The proposed steel-sheet curtain wall along the roadside in the current action plan will, in a relatively short time and despite temporary experimental sand-trapping efforts, become the edge of the sea. The road will be the defensible shorefront, and the public will have passage along the shore. People will sit on that wall with the water lapping at their feet, and the pizza joint across the street may well become a “Turtle Soup West” — the successful restaurant in Narragansett across the street from the sea — with a fine view of the water.
As tragic and sad as that will be for some, when the land yields to the rising sea it is literally true that “one man’s loss is another man’s gain.” The present shorefront property owners look out across a breathtaking blue horizon vista, under which is a seabed littered with fireplaces, stoop stones and other remains of former waterfront properties. But there is another, wider perspective from which to look at the Matunuck situation.
Widen out your gaze to include Misquamicutt Beach, where Superstorm Sandy threw the entire beach across the parking lot onto Atlantic Avenue in order to adjust to the change in sea level. Westerly decided to (with federal help!) make the investment to basically pick it up and put it back in front of the commercial shore properties. Similarly, look at Narragansett, which (again with federal help!) repaired the famous wall, the street, the sidewalks and the beach after taking a hit from Sandy.
Both Westerly and Narragansett did this because each town is supported by a thriving tourism industry, and it was worth committing the resources to keep their economic engines running.
Matunuck is also a treasure by the sea. In a way Matunuck is more advantageously situated than either Narragansett or Misquamicutt. It’s imbedded in a roughly 20-mile-long, uninterrupted, south-facing white, sandy beach. As is said, “Location, location, location” are the three major determinants of real-estate value.
So picture this possible futurescape for the Matunuck shore, starting at the town beach on the west and extending to Deep Hole, maybe even as far as the memorial stairs going down to East Matunuck State Beach and Jerusalem, on the east:
A permanent, sufficiently robust sea wall situated just seaward of the current shore front buildings.
The structure would be wide enough to allow both the public to exercise their constitutional rights to pass along the land bordering the sea, and provide the room for maintenance and repair equipment to move along the top when needed.
It might be configured so that patrons on the decks of the Ocean Mist, Tara’s and the residential properties could look out to the horizon over the heads of passersby.
The commercial interests get to entice people to leave some of their vacation money in the business’s cash registers and the shorefront residents get to walk from their decks along a beautiful seaside promenade to Jerusalem or Watch Hill if they feel like taking a stroll.
If this could be accomplished, Matunuck would become a third commercial leg supporting a state coastal strategy to make the most of our fabulous shoreline. We would pay for the maintenance required to support these three “anchors of tourism” — Misquamicutt, Narragansett and Matunuck.
Then we hold hardened shore protection to only those three “armored” regional commercial anchors.

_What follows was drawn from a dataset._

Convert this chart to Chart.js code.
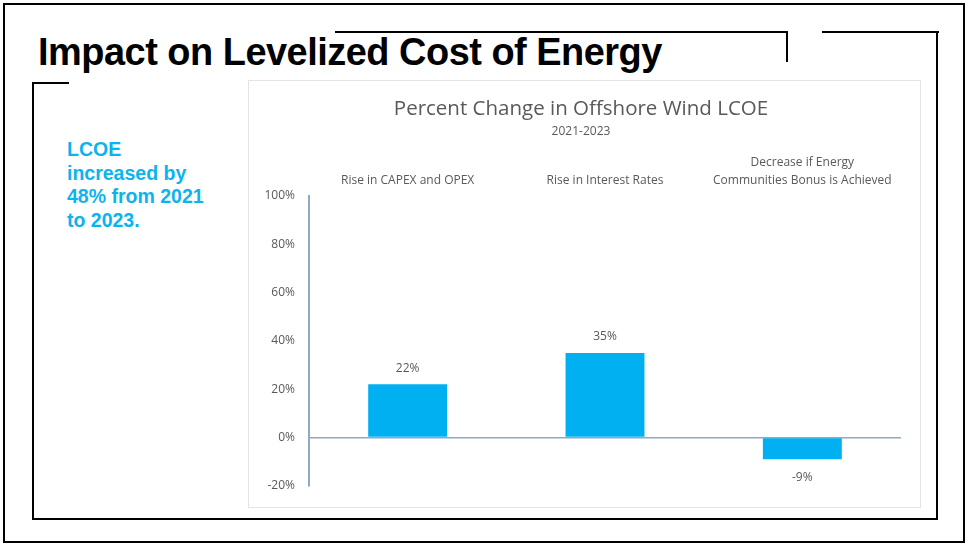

The rest of the south shore is allowed to slowly yield to sea-level rise and retreat landward. This would leave the preponderance of the shoreline a natural beach for all to enjoy, because after all, “it’s the beaches, stupid!”
Our beaches are what makes Rhode Island the summer destination for much of New England and beyond. Though the shops and taverns are visited and enjoyed by the tourists, the tourists didn’t come to shop. They came to go to the beaches, and the beaches are what allow the shops, restaurants and other commercial ventures to prosper. Our tourism industry is a gift bestowed on us by Rhode Island’s geologic history.

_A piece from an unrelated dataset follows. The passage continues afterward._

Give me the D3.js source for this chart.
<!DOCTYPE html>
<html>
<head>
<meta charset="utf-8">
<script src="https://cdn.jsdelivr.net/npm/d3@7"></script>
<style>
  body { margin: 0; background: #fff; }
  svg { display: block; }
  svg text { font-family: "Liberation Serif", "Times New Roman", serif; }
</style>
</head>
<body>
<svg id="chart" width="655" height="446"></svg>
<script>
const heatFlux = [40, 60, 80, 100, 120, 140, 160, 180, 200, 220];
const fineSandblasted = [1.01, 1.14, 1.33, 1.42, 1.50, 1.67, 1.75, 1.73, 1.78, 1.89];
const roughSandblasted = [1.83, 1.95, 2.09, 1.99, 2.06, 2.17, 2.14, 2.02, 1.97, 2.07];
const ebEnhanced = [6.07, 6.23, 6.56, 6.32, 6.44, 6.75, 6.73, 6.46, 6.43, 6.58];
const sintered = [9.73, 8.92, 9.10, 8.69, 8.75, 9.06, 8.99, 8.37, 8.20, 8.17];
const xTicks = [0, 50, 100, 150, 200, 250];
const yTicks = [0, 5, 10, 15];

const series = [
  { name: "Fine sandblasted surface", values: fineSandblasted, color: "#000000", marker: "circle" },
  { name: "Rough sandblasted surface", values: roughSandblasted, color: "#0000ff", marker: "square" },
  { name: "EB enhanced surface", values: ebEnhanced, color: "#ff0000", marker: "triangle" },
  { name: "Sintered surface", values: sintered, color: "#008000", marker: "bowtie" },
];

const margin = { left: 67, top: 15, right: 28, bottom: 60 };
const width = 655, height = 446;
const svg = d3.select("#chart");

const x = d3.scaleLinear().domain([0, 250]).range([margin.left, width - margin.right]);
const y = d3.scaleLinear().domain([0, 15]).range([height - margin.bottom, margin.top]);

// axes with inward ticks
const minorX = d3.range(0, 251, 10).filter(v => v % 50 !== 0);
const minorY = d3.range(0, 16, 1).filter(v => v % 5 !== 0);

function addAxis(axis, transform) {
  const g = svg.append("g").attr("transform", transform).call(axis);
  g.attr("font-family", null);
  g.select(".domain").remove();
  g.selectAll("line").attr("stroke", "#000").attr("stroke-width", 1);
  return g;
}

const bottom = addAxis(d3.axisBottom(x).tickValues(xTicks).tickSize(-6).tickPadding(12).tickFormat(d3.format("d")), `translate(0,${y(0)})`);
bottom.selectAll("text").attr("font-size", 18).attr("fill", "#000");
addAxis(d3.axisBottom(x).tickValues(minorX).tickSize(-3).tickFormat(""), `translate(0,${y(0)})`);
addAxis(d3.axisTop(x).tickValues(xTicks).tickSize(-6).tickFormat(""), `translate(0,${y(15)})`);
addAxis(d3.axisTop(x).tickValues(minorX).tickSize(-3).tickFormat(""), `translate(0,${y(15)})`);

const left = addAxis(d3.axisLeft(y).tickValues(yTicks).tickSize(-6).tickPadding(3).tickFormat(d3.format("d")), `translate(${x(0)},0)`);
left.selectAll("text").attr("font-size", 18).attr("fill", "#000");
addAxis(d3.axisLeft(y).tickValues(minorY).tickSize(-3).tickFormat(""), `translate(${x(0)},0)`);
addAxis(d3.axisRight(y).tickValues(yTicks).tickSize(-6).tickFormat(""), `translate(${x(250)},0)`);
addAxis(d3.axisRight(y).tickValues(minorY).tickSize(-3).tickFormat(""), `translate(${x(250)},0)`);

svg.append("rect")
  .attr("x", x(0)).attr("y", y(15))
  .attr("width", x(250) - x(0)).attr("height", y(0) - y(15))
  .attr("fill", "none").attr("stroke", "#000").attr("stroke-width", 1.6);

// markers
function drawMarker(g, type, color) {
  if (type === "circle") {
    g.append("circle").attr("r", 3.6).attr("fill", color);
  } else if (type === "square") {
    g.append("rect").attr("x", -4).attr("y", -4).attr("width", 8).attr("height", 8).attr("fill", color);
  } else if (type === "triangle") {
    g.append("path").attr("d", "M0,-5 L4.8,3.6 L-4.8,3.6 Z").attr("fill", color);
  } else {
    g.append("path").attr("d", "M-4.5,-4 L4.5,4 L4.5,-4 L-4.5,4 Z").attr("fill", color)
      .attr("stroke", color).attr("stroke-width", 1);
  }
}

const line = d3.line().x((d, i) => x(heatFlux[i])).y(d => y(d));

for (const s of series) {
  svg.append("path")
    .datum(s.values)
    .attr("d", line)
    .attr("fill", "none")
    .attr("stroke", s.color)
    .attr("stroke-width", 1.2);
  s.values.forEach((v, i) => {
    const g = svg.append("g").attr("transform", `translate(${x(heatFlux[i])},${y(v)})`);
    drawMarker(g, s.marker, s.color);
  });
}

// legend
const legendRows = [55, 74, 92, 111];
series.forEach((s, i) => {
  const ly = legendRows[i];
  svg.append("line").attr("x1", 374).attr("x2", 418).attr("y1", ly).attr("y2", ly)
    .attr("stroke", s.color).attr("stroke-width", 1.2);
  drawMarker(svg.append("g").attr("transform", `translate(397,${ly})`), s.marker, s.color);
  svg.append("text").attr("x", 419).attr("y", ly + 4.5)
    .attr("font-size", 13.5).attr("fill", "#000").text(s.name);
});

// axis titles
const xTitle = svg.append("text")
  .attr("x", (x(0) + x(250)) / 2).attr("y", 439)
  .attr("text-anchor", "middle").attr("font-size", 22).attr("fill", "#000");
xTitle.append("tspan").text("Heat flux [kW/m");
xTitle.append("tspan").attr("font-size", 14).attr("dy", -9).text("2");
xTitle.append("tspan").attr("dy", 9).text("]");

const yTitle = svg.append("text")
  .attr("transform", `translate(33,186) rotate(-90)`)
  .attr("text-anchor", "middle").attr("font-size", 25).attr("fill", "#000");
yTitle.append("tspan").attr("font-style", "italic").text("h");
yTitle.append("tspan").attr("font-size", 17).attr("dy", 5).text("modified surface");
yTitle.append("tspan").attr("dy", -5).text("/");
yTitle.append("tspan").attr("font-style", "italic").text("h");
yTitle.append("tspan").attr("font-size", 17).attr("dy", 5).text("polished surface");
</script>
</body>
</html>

I don’t know if anyone else recalls that this is not the first time this “Grand Vision for Matunuck” has come before the public. At one of the first open meetings regarding this issue, the first speaker from Coastal Resources Management Council (CRMC) included this very design as one of the proposals to be considered as a possible future for Matunuck. The energized crowd in attendance at that early point in the discussion steamrolled right over this proposal in its rush to discuss ways to try to bring back the sandy beach of yesteryears in front of their properties. The stakeholders weren’t ready at that time to deal with the realities of the situation … unfortunately, some are still not ready.
Ready or not, it behooves us to respect one of the great truisms of nature: “The only thing which never changes is that everything changes.” The configuration of the shoreline in Matunuck is changing and we have to plan for, and deal with, the Matunuck of the future and stop wishing for the return of the past. The plan on the table is a viable design to take action in a forward direction, albeit with some questions remaining.
The present proposal, with the line of defense being a sea wall along the roadside, will create a lovely seaside walkway and effect protection for the critical municipal infrastructure that lies underneath the pavement. Is that enough? Does that solution leave enough of Matunuck intact to be the desirable seaside village we have all come to love and cherish? Maybe it does. Or is it true that Ocean Mist and Tara’s, along with the cottages presently on the water’s edge, are critical threads in the fabric of Matunuck, and that the whole character of the place would unravel without them? Maybe it would.
My concluding thought is that having a vision to share is the easy part. I do not have a crystal ball and I do not know the intricacies of all the permissions and regulations with which this vision would have to deal.
What I do know is that profound change is coming and the community has to deal with it. Though it would be a tough task, I think a positive outcome is possible if enough clear thinking, balanced rational reasoning and shared effort can be brought to bear on the problem.
It’s up to all of us to take another few words of wisdom to heart. “Lead, follow or get out of the way,” because the evolution of Matunuck-by-the-Sea is at hand.
Wakefield, R.I., resident Jim Bedell runs the blog Rhode Island Shore Access Coalition.